**Your instructions:**
Please set down all the lines beneath this one exactly, without the pictures.
━━━━━ Dataset section ━━━━━
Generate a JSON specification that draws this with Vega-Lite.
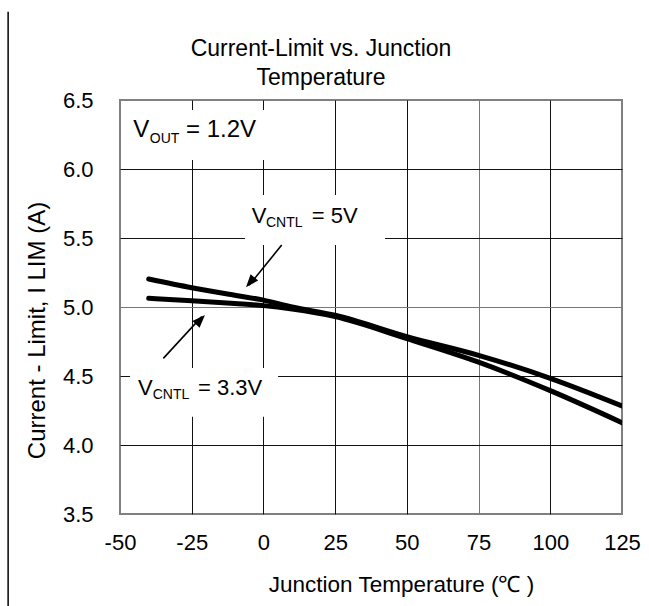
{
  "$schema": "https://vega.github.io/schema/vega-lite/v6.json",
  "width": 502,
  "height": 414,
  "autosize": {"type": "none"},
  "padding": {"left": 120, "top": 100, "right": 27, "bottom": 92},
  "background": "white",
  "config": {"view": {"stroke": "#808080", "strokeWidth": 2}, "font": "Liberation Sans"},
  "title": {
    "text": ["Current-Limit vs. Junction", "Temperature"],
    "fontSize": 23, "fontWeight": "normal", "font": "Liberation Sans", "color": "black",
    "anchor": "middle", "dx": -50, "dy": 89, "lineHeight": 29, "offset": 10
  },
  "datasets": {
    "curves": [
      {"series": "5V", "T": -40, "I": 5.203},
      {"series": "5V", "T": -25, "I": 5.14},
      {"series": "5V", "T": -10, "I": 5.085},
      {"series": "5V", "T": 0, "I": 5.05},
      {"series": "5V", "T": 10, "I": 5.0},
      {"series": "5V", "T": 25, "I": 4.94},
      {"series": "5V", "T": 50, "I": 4.785},
      {"series": "5V", "T": 75, "I": 4.65},
      {"series": "5V", "T": 100, "I": 4.483},
      {"series": "5V", "T": 125, "I": 4.283},
      {"series": "3.3V", "T": -40, "I": 5.063},
      {"series": "3.3V", "T": -25, "I": 5.045},
      {"series": "3.3V", "T": -10, "I": 5.025},
      {"series": "3.3V", "T": 0, "I": 5.01},
      {"series": "3.3V", "T": 10, "I": 4.985},
      {"series": "3.3V", "T": 25, "I": 4.93},
      {"series": "3.3V", "T": 50, "I": 4.77},
      {"series": "3.3V", "T": 75, "I": 4.6},
      {"series": "3.3V", "T": 100, "I": 4.394},
      {"series": "3.3V", "T": 125, "I": 4.162}
    ],
    "boxes": [
      {"T": -49.6, "T2": 2.3, "I": 6.065, "I2": 6.428},
      {"T": -6.4, "T2": 42.4, "I": 5.449, "I2": 5.812},
      {"T": -46.5, "T2": 5.1, "I": 4.205, "I2": 4.558}
    ],
    "arrows": [
      {"name": "5V", "T": 6.37, "I": 5.449, "T2": -5.0, "I2": 5.157},
      {"name": "3.3V", "T": -34.9, "I": 4.628, "T2": -21.5, "I2": 4.93}
    ],
    "tips": [
      {"name": "5V", "T": -6.08, "I": 5.143},
      {"name": "3.3V", "T": -20.37, "I": 4.942}
    ],
    "labels": [
      {"T": -45.35, "I": 6.234, "label": "V", "size": "big"},
      {"T": -27.0, "I": 6.234, "label": "= 1.2V", "size": "big"},
      {"T": -4.09, "I": 5.611, "label": "V", "size": "mid"},
      {"T": 16.83, "I": 5.611, "label": "= 5V", "size": "mid"},
      {"T": -43.73, "I": 4.362, "label": "V", "size": "mid"},
      {"T": -22.8, "I": 4.362, "label": "= 3.3V", "size": "mid"}
    ],
    "subs": [
      {"T": -39.6, "I": 6.191, "label": "OUT"},
      {"T": 0.9, "I": 5.582, "label": "CNTL"},
      {"T": -38.6, "I": 4.333, "label": "CNTL"}
    ],
    "edge": [
      {"T": -89.0, "I": 7.14, "I2": 2.8}
    ]
  },
  "encoding": {
    "x": {
      "field": "T", "type": "quantitative",
      "scale": {"domain": [-50, 125], "nice": false, "zero": false},
      "axis": {
        "values": [-50, -25, 0, 25, 50, 75, 100, 125],
        "labelExpr": "datum.value < 0 ? '-' + abs(datum.value) : '' + datum.value",
        "ticks": false, "domain": false,
        "labelFont": "Liberation Sans", "labelFontSize": 22, "labelColor": "black",
        "labelPadding": 18, "labelFlush": false, "labelOverlap": false,
        "gridColor": {"condition": {"test": "datum.value === 75", "value": "#777777"}, "value": "#111111"},
        "gridOpacity": {"condition": {"test": "datum.value === -50 || datum.value === 125", "value": 0}, "value": 1},
        "gridWidth": 1,
        "title": "Junction Temperature (℃ )",
        "titleFont": "Liberation Sans", "titleFontSize": 22.5, "titleFontWeight": "normal", "titleColor": "black",
        "titleX": 281, "titleY": 77, "titleAlign": "center", "titleBaseline": "alphabetic"
      }
    },
    "y": {
      "field": "I", "type": "quantitative",
      "scale": {"domain": [3.5, 6.5], "nice": false, "zero": false},
      "axis": {
        "values": [3.5, 4.0, 4.5, 5.0, 5.5, 6.0, 6.5],
        "format": ".1f",
        "ticks": false, "domain": false,
        "labelFont": "Liberation Sans", "labelFontSize": 22, "labelColor": "black",
        "labelPadding": 27, "labelFlush": false, "labelOverlap": false,
        "gridColor": {"condition": {"test": "datum.value === 5", "value": "#777777"}, "value": "#111111"},
        "gridOpacity": {"condition": {"test": "datum.value === 3.5 || datum.value === 6.5", "value": 0}, "value": 1},
        "gridWidth": 1,
        "title": "Current - Limit, I LIM (A)",
        "titleFont": "Liberation Sans", "titleFontSize": 24, "titleFontWeight": "normal", "titleColor": "black",
        "titleAngle": 270, "titleX": -83, "titleY": 230, "titleAlign": "center", "titleBaseline": "middle"
      }
    }
  },
  "layer": [
    {
      "data": {"name": "boxes"},
      "mark": {"type": "rect", "fill": "white", "stroke": null},
      "encoding": {"x2": {"field": "T2"}, "y2": {"field": "I2"}}
    },
    {
      "data": {"name": "curves"},
      "mark": {"type": "line", "interpolate": "monotone", "strokeWidth": 5, "color": "black", "strokeCap": "round", "clip": true},
      "encoding": {"detail": {"field": "series"}}
    },
    {
      "data": {"name": "arrows"},
      "mark": {"type": "rule", "color": "black", "strokeWidth": 1.6},
      "encoding": {"x2": {"field": "T2"}, "y2": {"field": "I2"}}
    },
    {
      "data": {"name": "tips"},
      "transform": [{"filter": "datum.name === '5V'"}],
      "mark": {"type": "point", "shape": "M0,0L-0.38,1L0.38,1Z", "filled": true, "color": "black", "opacity": 1, "size": 676, "angle": 220.2},
      "encoding": {}
    },
    {
      "data": {"name": "tips"},
      "transform": [{"filter": "datum.name === '3.3V'"}],
      "mark": {"type": "point", "shape": "M0,0L-0.38,1L0.38,1Z", "filled": true, "color": "black", "opacity": 1, "size": 676, "angle": 43.9},
      "encoding": {}
    },
    {
      "data": {"name": "labels"},
      "transform": [{"filter": "datum.size === 'big'"}],
      "mark": {"type": "text", "align": "left", "baseline": "alphabetic", "fontSize": 24, "font": "Liberation Sans", "color": "black"},
      "encoding": {"text": {"field": "label"}}
    },
    {
      "data": {"name": "labels"},
      "transform": [{"filter": "datum.size === 'mid'"}],
      "mark": {"type": "text", "align": "left", "baseline": "alphabetic", "fontSize": 22, "font": "Liberation Sans", "color": "black"},
      "encoding": {"text": {"field": "label"}}
    },
    {
      "data": {"name": "subs"},
      "mark": {"type": "text", "align": "left", "baseline": "alphabetic", "fontSize": 14, "font": "Liberation Sans", "color": "black"},
      "encoding": {"text": {"field": "label"}}
    },
    {
      "data": {"name": "edge"},
      "mark": {"type": "rule", "color": "black", "strokeWidth": 1.5},
      "encoding": {"y2": {"field": "I2"}}
    }
  ]
}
━━━━━
**Response for this exercise:**
Generate a JSON specification that draws this with Vega-Lite.
{
  "$schema": "https://vega.github.io/schema/vega-lite/v6.json",
  "width": 502,
  "height": 414,
  "autosize": {"type": "none"},
  "padding": {"left": 120, "top": 100, "right": 27, "bottom": 92},
  "background": "white",
  "config": {"view": {"stroke": "#808080", "strokeWidth": 2}, "font": "Liberation Sans"},
  "title": {
    "text": ["Current-Limit vs. Junction", "Temperature"],
    "fontSize": 23, "fontWeight": "normal", "font": "Liberation Sans", "color": "black",
    "anchor": "middle", "dx": -50, "dy": 89, "lineHeight": 29, "offset": 10
  },
  "datasets": {
    "curves": [
      {"series": "5V", "T": -40, "I": 5.203},
      {"series": "5V", "T": -25, "I": 5.14},
      {"series": "5V", "T": -10, "I": 5.085},
      {"series": "5V", "T": 0, "I": 5.05},
      {"series": "5V", "T": 10, "I": 5.0},
      {"series": "5V", "T": 25, "I": 4.94},
      {"series": "5V", "T": 50, "I": 4.785},
      {"series": "5V", "T": 75, "I": 4.65},
      {"series": "5V", "T": 100, "I": 4.483},
      {"series": "5V", "T": 125, "I": 4.283},
      {"series": "3.3V", "T": -40, "I": 5.063},
      {"series": "3.3V", "T": -25, "I": 5.045},
      {"series": "3.3V", "T": -10, "I": 5.025},
      {"series": "3.3V", "T": 0, "I": 5.01},
      {"series": "3.3V", "T": 10, "I": 4.985},
      {"series": "3.3V", "T": 25, "I": 4.93},
      {"series": "3.3V", "T": 50, "I": 4.77},
      {"series": "3.3V", "T": 75, "I": 4.6},
      {"series": "3.3V", "T": 100, "I": 4.394},
      {"series": "3.3V", "T": 125, "I": 4.162}
    ],
    "boxes": [
      {"T": -49.6, "T2": 2.3, "I": 6.065, "I2": 6.428},
      {"T": -6.4, "T2": 42.4, "I": 5.449, "I2": 5.812},
      {"T": -46.5, "T2": 5.1, "I": 4.205, "I2": 4.558}
    ],
    "arrows": [
      {"name": "5V", "T": 6.37, "I": 5.449, "T2": -5.0, "I2": 5.157},
      {"name": "3.3V", "T": -34.9, "I": 4.628, "T2": -21.5, "I2": 4.93}
    ],
    "tips": [
      {"name": "5V", "T": -6.08, "I": 5.143},
      {"name": "3.3V", "T": -20.37, "I": 4.942}
    ],
    "labels": [
      {"T": -45.35, "I": 6.234, "label": "V", "size": "big"},
      {"T": -27.0, "I": 6.234, "label": "= 1.2V", "size": "big"},
      {"T": -4.09, "I": 5.611, "label": "V", "size": "mid"},
      {"T": 16.83, "I": 5.611, "label": "= 5V", "size": "mid"},
      {"T": -43.73, "I": 4.362, "label": "V", "size": "mid"},
      {"T": -22.8, "I": 4.362, "label": "= 3.3V", "size": "mid"}
    ],
    "subs": [
      {"T": -39.6, "I": 6.191, "label": "OUT"},
      {"T": 0.9, "I": 5.582, "label": "CNTL"},
      {"T": -38.6, "I": 4.333, "label": "CNTL"}
    ],
    "edge": [
      {"T": -89.0, "I": 7.14, "I2": 2.8}
    ]
  },
  "encoding": {
    "x": {
      "field": "T", "type": "quantitative",
      "scale": {"domain": [-50, 125], "nice": false, "zero": false},
      "axis": {
        "values": [-50, -25, 0, 25, 50, 75, 100, 125],
        "labelExpr": "datum.value < 0 ? '-' + abs(datum.value) : '' + datum.value",
        "ticks": false, "domain": false,
        "labelFont": "Liberation Sans", "labelFontSize": 22, "labelColor": "black",
        "labelPadding": 18, "labelFlush": false, "labelOverlap": false,
        "gridColor": {"condition": {"test": "datum.value === 75", "value": "#777777"}, "value": "#111111"},
        "gridOpacity": {"condition": {"test": "datum.value === -50 || datum.value === 125", "value": 0}, "value": 1},
        "gridWidth": 1,
        "title": "Junction Temperature (℃ )",
        "titleFont": "Liberation Sans", "titleFontSize": 22.5, "titleFontWeight": "normal", "titleColor": "black",
        "titleX": 281, "titleY": 77, "titleAlign": "center", "titleBaseline": "alphabetic"
      }
    },
    "y": {
      "field": "I", "type": "quantitative",
      "scale": {"domain": [3.5, 6.5], "nice": false, "zero": false},
      "axis": {
        "values": [3.5, 4.0, 4.5, 5.0, 5.5, 6.0, 6.5],
        "format": ".1f",
        "ticks": false, "domain": false,
        "labelFont": "Liberation Sans", "labelFontSize": 22, "labelColor": "black",
        "labelPadding": 27, "labelFlush": false, "labelOverlap": false,
        "gridColor": {"condition": {"test": "datum.value === 5", "value": "#777777"}, "value": "#111111"},
        "gridOpacity": {"condition": {"test": "datum.value === 3.5 || datum.value === 6.5", "value": 0}, "value": 1},
        "gridWidth": 1,
        "title": "Current - Limit, I LIM (A)",
        "titleFont": "Liberation Sans", "titleFontSize": 24, "titleFontWeight": "normal", "titleColor": "black",
        "titleAngle": 270, "titleX": -83, "titleY": 230, "titleAlign": "center", "titleBaseline": "middle"
      }
    }
  },
  "layer": [
    {
      "data": {"name": "boxes"},
      "mark": {"type": "rect", "fill": "white", "stroke": null},
      "encoding": {"x2": {"field": "T2"}, "y2": {"field": "I2"}}
    },
    {
      "data": {"name": "curves"},
      "mark": {"type": "line", "interpolate": "monotone", "strokeWidth": 5, "color": "black", "strokeCap": "round", "clip": true},
      "encoding": {"detail": {"field": "series"}}
    },
    {
      "data": {"name": "arrows"},
      "mark": {"type": "rule", "color": "black", "strokeWidth": 1.6},
      "encoding": {"x2": {"field": "T2"}, "y2": {"field": "I2"}}
    },
    {
      "data": {"name": "tips"},
      "transform": [{"filter": "datum.name === '5V'"}],
      "mark": {"type": "point", "shape": "M0,0L-0.38,1L0.38,1Z", "filled": true, "color": "black", "opacity": 1, "size": 676, "angle": 220.2},
      "encoding": {}
    },
    {
      "data": {"name": "tips"},
      "transform": [{"filter": "datum.name === '3.3V'"}],
      "mark": {"type": "point", "shape": "M0,0L-0.38,1L0.38,1Z", "filled": true, "color": "black", "opacity": 1, "size": 676, "angle": 43.9},
      "encoding": {}
    },
    {
      "data": {"name": "labels"},
      "transform": [{"filter": "datum.size === 'big'"}],
      "mark": {"type": "text", "align": "left", "baseline": "alphabetic", "fontSize": 24, "font": "Liberation Sans", "color": "black"},
      "encoding": {"text": {"field": "label"}}
    },
    {
      "data": {"name": "labels"},
      "transform": [{"filter": "datum.size === 'mid'"}],
      "mark": {"type": "text", "align": "left", "baseline": "alphabetic", "fontSize": 22, "font": "Liberation Sans", "color": "black"},
      "encoding": {"text": {"field": "label"}}
    },
    {
      "data": {"name": "subs"},
      "mark": {"type": "text", "align": "left", "baseline": "alphabetic", "fontSize": 14, "font": "Liberation Sans", "color": "black"},
      "encoding": {"text": {"field": "label"}}
    },
    {
      "data": {"name": "edge"},
      "mark": {"type": "rule", "color": "black", "strokeWidth": 1.5},
      "encoding": {"y2": {"field": "I2"}}
    }
  ]
}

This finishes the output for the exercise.